(Stored items from a collection)
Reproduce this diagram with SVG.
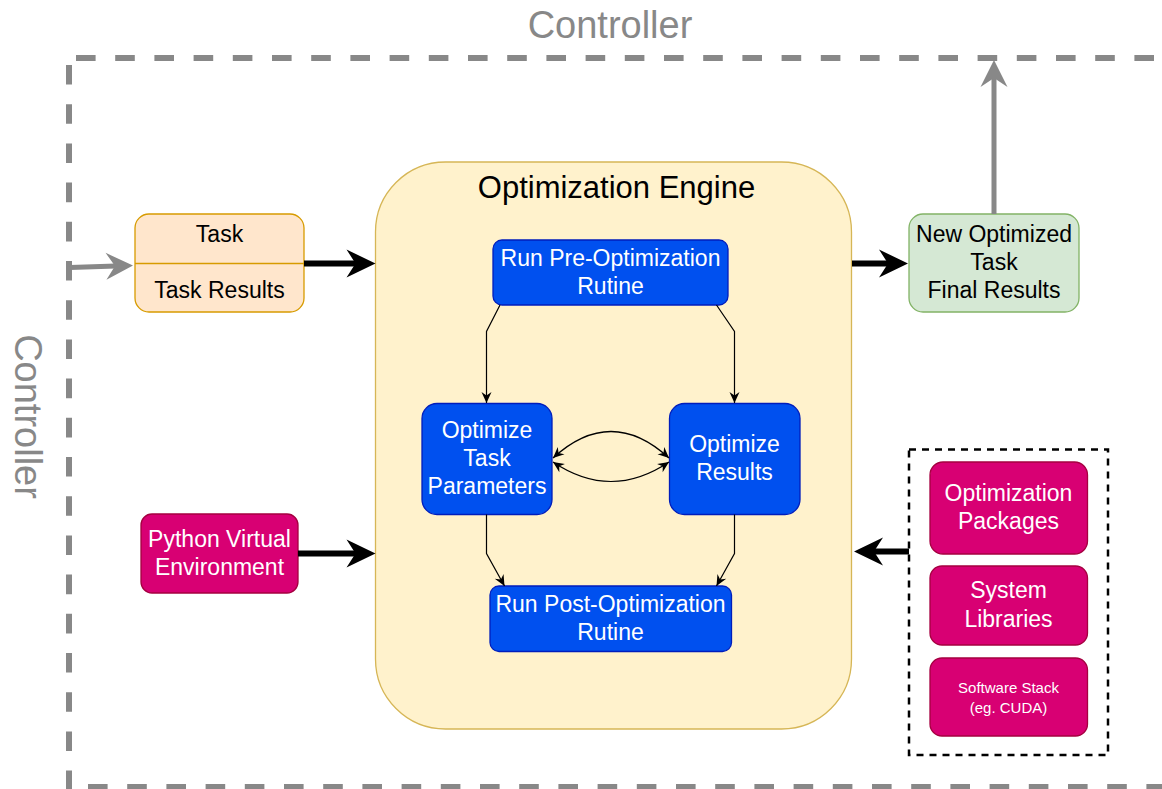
<svg xmlns="http://www.w3.org/2000/svg" width="1162" height="789" viewBox="0 0 1162 789">
  <defs>
    <style>
      text { font-family: "Liberation Sans", Arial, Helvetica, sans-serif; text-anchor: middle; }
      .ctl { fill: #888888; font-size: 38px; }
      .lbl { font-size: 23px; fill: #000000; }
      .wht { font-size: 23px; fill: #ffffff; }
      .sml { font-size: 15px; fill: #ffffff; }
      .blue { fill: #0050ef; stroke: #001dbc; stroke-width: 1.3; }
      .mag { fill: #d80073; stroke: #a50040; stroke-width: 1.3; }
      .outer { fill: none; stroke: #888888; stroke-width: 6; stroke-dasharray: 19.6 19.6; }
      .thick { fill: none; stroke: #000000; stroke-width: 6; }
      .gray { fill: none; stroke: #888888; stroke-width: 5; }
      .thin { fill: none; stroke: #000000; stroke-width: 1.2; }
    </style>
    <marker id="arrowBlack" markerUnits="userSpaceOnUse" viewBox="-12 -15 31 30" markerWidth="31" markerHeight="30" refX="0" refY="0" orient="auto">
      <path d="M19,0 L-10,-14 L-1,0 L-10,14 Z" fill="#000000"/>
    </marker>
    <marker id="arrowGray" markerUnits="userSpaceOnUse" viewBox="-12 -15 31 30" markerWidth="31" markerHeight="30" refX="0" refY="0" orient="auto">
      <path d="M17,0 L-10,-13.5 L-1,0 L-10,13.5 Z" fill="#888888"/>
    </marker>
    <marker id="arrowThin" markerUnits="userSpaceOnUse" viewBox="-12 -6 13 12" markerWidth="13" markerHeight="12" refX="0" refY="0" orient="auto-start-reverse">
      <path d="M0,0 L-11,-5 L-7.5,0 L-11,5 Z" fill="#000000"/>
    </marker>
  </defs>

  <rect width="1162" height="789" fill="#ffffff"/>

  <!-- Controller boundary -->
  <g id="controller">
    <path class="outer" d="M76,58 H1162"/>
    <path class="outer" d="M69,65 V789"/>
    <path class="outer" d="M88,787 H1162"/>
    <text class="ctl" x="610" y="37.5">Controller</text>
    <text class="ctl" transform="translate(15,416.5) rotate(90)" x="0" y="0">Controller</text>
  </g>

  <!-- Optimization engine container -->
  <g id="engine">
    <rect x="375.5" y="162" width="476" height="567" rx="70" ry="70" fill="#fff2cc" stroke="#d6b656" stroke-width="1.3"/>
    <text x="616.5" y="197.5" style="font-size:31px">Optimization Engine</text>
  </g>

  <g id="task">
    <rect x="135" y="214" width="169" height="98" rx="14" ry="14" fill="#ffe6cc" stroke="#d79b00" stroke-width="1.3"/>
    <line x1="135" y1="263.5" x2="304" y2="263.5" stroke="#d79b00" stroke-width="1.3"/>
    <text class="lbl" x="219.5" y="242">Task</text>
    <text class="lbl" x="219.5" y="298">Task Results</text>
  </g>

  <g id="new-optimized">
    <rect x="909" y="214" width="170" height="98" rx="14" ry="14" fill="#d5e8d4" stroke="#82b366" stroke-width="1.3"/>
    <text class="lbl" x="994" y="242">New Optimized</text>
    <text class="lbl" x="994" y="270">Task</text>
    <text class="lbl" x="994" y="298">Final Results</text>
  </g>

  <g id="pre-optimization">
    <rect class="blue" x="493" y="240" width="235" height="65" rx="9" ry="9"/>
    <text class="wht" x="610.5" y="266">Run Pre-Optimization</text>
    <text class="wht" x="610.5" y="294">Rutine</text>
  </g>

  <g id="optimize-parameters">
    <rect class="blue" x="422" y="403.5" width="130" height="111" rx="15" ry="15"/>
    <text class="wht" x="487" y="437.5">Optimize</text>
    <text class="wht" x="487" y="466">Task</text>
    <text class="wht" x="487" y="494">Parameters</text>
  </g>

  <g id="optimize-results">
    <rect class="blue" x="669.5" y="403.5" width="130.5" height="111" rx="15" ry="15"/>
    <text class="wht" x="734.5" y="452">Optimize</text>
    <text class="wht" x="734.5" y="480">Results</text>
  </g>

  <g id="post-optimization">
    <rect class="blue" x="490" y="586" width="241.5" height="65.5" rx="9" ry="9"/>
    <text class="wht" x="610.5" y="612">Run Post-Optimization</text>
    <text class="wht" x="610.5" y="640">Rutine</text>
  </g>

  <g id="python-env">
    <rect class="mag" x="141" y="514" width="157" height="79" rx="11" ry="11"/>
    <text class="wht" x="219.5" y="547">Python Virtual</text>
    <text class="wht" x="219.5" y="575">Environment</text>
  </g>

  <g id="software-stack">
    <rect x="909" y="449.5" width="199" height="305.5" fill="none" stroke="#000000" stroke-width="2.5" stroke-dasharray="7 6"/>
    <g id="opt-packages">
      <rect class="mag" x="930" y="462" width="157.5" height="92" rx="13" ry="13"/>
      <text class="wht" x="1008.5" y="501">Optimization</text>
      <text class="wht" x="1008.5" y="529">Packages</text>
    </g>
    <g id="sys-libraries">
      <rect class="mag" x="930" y="566" width="157.5" height="79" rx="12" ry="12"/>
      <text class="wht" x="1008.5" y="598">System</text>
      <text class="wht" x="1008.5" y="627">Libraries</text>
    </g>
    <g id="cuda-stack">
      <rect class="mag" x="930" y="658" width="157.5" height="78" rx="12" ry="12"/>
      <text class="sml" x="1008.5" y="692.5">Software Stack</text>
      <text class="sml" x="1008.5" y="713">(eg. CUDA)</text>
    </g>
  </g>

  <!-- Connectors -->
  <g id="connectors">
    <path class="gray" d="M70,267.5 L116,266" marker-end="url(#arrowGray)"/>
    <path class="gray" d="M994,214 V77" marker-end="url(#arrowGray)"/>
    <path class="thick" d="M304,263.5 H356.5" marker-end="url(#arrowBlack)"/>
    <path class="thick" d="M298,553.5 H356.5" marker-end="url(#arrowBlack)"/>
    <path class="thick" d="M852,263.5 H889" marker-end="url(#arrowBlack)"/>
    <path class="thick" d="M909,551.5 H873" marker-end="url(#arrowBlack)"/>
    <path class="thin" d="M500,305 L486.5,331.5 V403" marker-end="url(#arrowThin)"/>
    <path class="thin" d="M716.5,305 L734.5,331.5 V403" marker-end="url(#arrowThin)"/>
    <path class="thin" d="M486.5,514.5 V553.5 L504.5,586" marker-end="url(#arrowThin)"/>
    <path class="thin" d="M734.5,514.5 V553.5 L716.5,586" marker-end="url(#arrowThin)"/>
    <path class="thin" d="M553,458 Q611,405 669,458" marker-start="url(#arrowThin)" marker-end="url(#arrowThin)"/>
    <path class="thin" d="M553,462 Q611,501 669,462" marker-start="url(#arrowThin)" marker-end="url(#arrowThin)"/>
  </g>
</svg>
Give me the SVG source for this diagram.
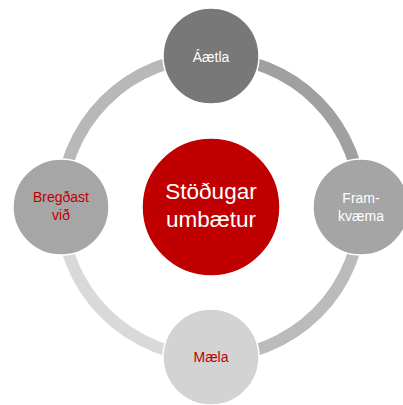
<svg xmlns="http://www.w3.org/2000/svg" width="403" height="405" viewBox="0 0 403 405">
<style>
.arc{fill:none;stroke-width:12}
.node{stroke:#ffffff;stroke-width:1.5}
.t{font-family:"Liberation Sans","Open Sans",Arial,sans-serif;font-size:14px;text-anchor:middle}
.w{fill:#ffffff}
.r{fill:#c00000}
</style>
<rect width="403" height="405" fill="#ffffff"/>
<g id="connectors">
<path class="arc" stroke="#a0a0a0" d="M211,57 A150,150 0 0 1 361,207"/>
<path class="arc" stroke="#bbbbbb" d="M361,207 A150,150 0 0 1 211,357"/>
<path class="arc" stroke="#d9d9d9" d="M211,357 A150,150 0 0 1 61,207"/>
<path class="arc" stroke="#b8b8b8" d="M61,207 A150,150 0 0 1 211,57"/>
</g>
<g id="center">
<circle cx="211" cy="207" r="69" fill="#c00000" stroke="#ffffff" stroke-width="1.5"/>
<text class="t w" x="211" y="199" style="font-size:22.5px">Stöðugar</text>
<text class="t w" x="211" y="227" style="font-size:22.5px">umbætur</text>
</g>
<g id="aaetla">
<circle class="node" cx="211" cy="56" r="48" fill="#787878"/>
<text class="t w" x="211" y="62">Áætla</text>
</g>
<g id="framkvaema">
<circle class="node" cx="361" cy="207" r="48" fill="#a5a5a5"/>
<text class="t w" x="361" y="203">Fram-</text>
<text class="t w" x="361" y="221">kvæma</text>
</g>
<g id="maela">
<circle class="node" cx="211" cy="357" r="48" fill="#d3d3d3"/>
<text class="t r" x="211" y="362">Mæla</text>
</g>
<g id="bregdast">
<circle class="node" cx="61" cy="207" r="48" fill="#a6a6a6"/>
<text class="t r" x="61" y="202">Bregðast</text>
<text class="t r" x="61" y="220">við</text>
</g>
</svg>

■ **Instructions for the task**
Pictures are not part of the copy. Extract exactly the lines from the line containing "Give me the SVG source for this diagram." through the final line of the entries above, both included.

■ **Task solution**
Give me the SVG source for this diagram.
<svg xmlns="http://www.w3.org/2000/svg" width="403" height="405" viewBox="0 0 403 405">
<style>
.arc{fill:none;stroke-width:12}
.node{stroke:#ffffff;stroke-width:1.5}
.t{font-family:"Liberation Sans","Open Sans",Arial,sans-serif;font-size:14px;text-anchor:middle}
.w{fill:#ffffff}
.r{fill:#c00000}
</style>
<rect width="403" height="405" fill="#ffffff"/>
<g id="connectors">
<path class="arc" stroke="#a0a0a0" d="M211,57 A150,150 0 0 1 361,207"/>
<path class="arc" stroke="#bbbbbb" d="M361,207 A150,150 0 0 1 211,357"/>
<path class="arc" stroke="#d9d9d9" d="M211,357 A150,150 0 0 1 61,207"/>
<path class="arc" stroke="#b8b8b8" d="M61,207 A150,150 0 0 1 211,57"/>
</g>
<g id="center">
<circle cx="211" cy="207" r="69" fill="#c00000" stroke="#ffffff" stroke-width="1.5"/>
<text class="t w" x="211" y="199" style="font-size:22.5px">Stöðugar</text>
<text class="t w" x="211" y="227" style="font-size:22.5px">umbætur</text>
</g>
<g id="aaetla">
<circle class="node" cx="211" cy="56" r="48" fill="#787878"/>
<text class="t w" x="211" y="62">Áætla</text>
</g>
<g id="framkvaema">
<circle class="node" cx="361" cy="207" r="48" fill="#a5a5a5"/>
<text class="t w" x="361" y="203">Fram-</text>
<text class="t w" x="361" y="221">kvæma</text>
</g>
<g id="maela">
<circle class="node" cx="211" cy="357" r="48" fill="#d3d3d3"/>
<text class="t r" x="211" y="362">Mæla</text>
</g>
<g id="bregdast">
<circle class="node" cx="61" cy="207" r="48" fill="#a6a6a6"/>
<text class="t r" x="61" y="202">Bregðast</text>
<text class="t r" x="61" y="220">við</text>
</g>
</svg>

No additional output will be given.